Wu-Tang Clan
The W (Loud)
Reviewed by Christopher Gray, Fri., Jan. 19, 2001
Wu-Tang Clan
The W (Loud)
Turn your back on the Wu-Tang Clan and they'll snap your neck like a twig. This should've been obvious, but the first half of the Clan's third CD The W is just spotty enough to lull listeners into believing the Staten Island Shao-Lin masters' kung-fu has taken one too many kicks to the head. Not that it's bad, it just seems to lack that ravenous, all-consuming, fuck-all-y'all ethos that made their 1993 arrival so epochal. Like maybe RZA left his A-game on the Ghost Dog soundtrack. "Chamber Music" and "Careful (Click Click)" are competent, but hardly cataclysmic, while "Redbull," the umpteenth Meth-Redman teaming, could use a bit more energy.
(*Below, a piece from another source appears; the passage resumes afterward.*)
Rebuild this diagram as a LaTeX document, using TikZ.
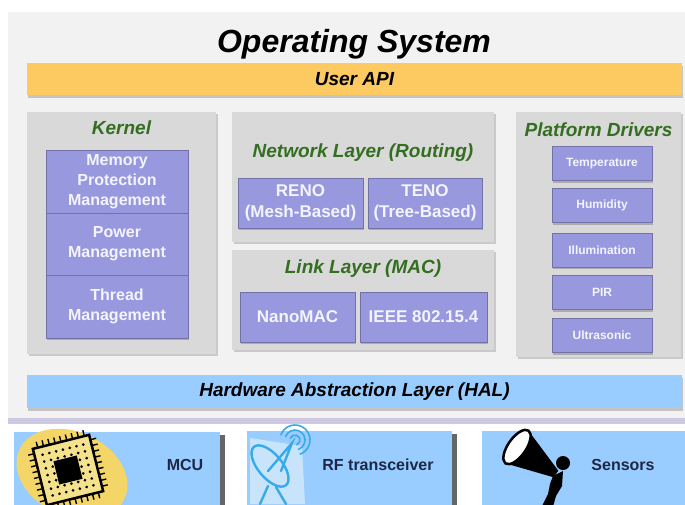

Where's Ol' Dirty Bastard when you need him most? (Doing the jailhouse rock with his new band At the Drive-Thru.) Then the hammer drops: Sucker-punch "Protect Ya Neck (the Jump Off)" throws things into high gear with the return of that Mean Joe Greene beat and Wu-Tang slang flying like expertly balanced throwing knives. Same with "Do You Really (Thang Thang)" and "Gravel Pit." Lightsaber FX and Raekwon's rapid-fire verbals make "Let My Niggaz Live" properly menacing. The Clan misses a golden opportunity for a "Chef vs. Chef" kitchen match, but Isaac Hayes transforming "Walk on By" into "I Can't Go to Sleep" still makes for a haunting ghetto lament. This time they're on some clandestine shit, creeping up on you padfoot-style, but when it's over, as you're lying dazed and bloody on the carpet, you look over and see a big red W on the wall. Wu-Tang was here, and they'll be back.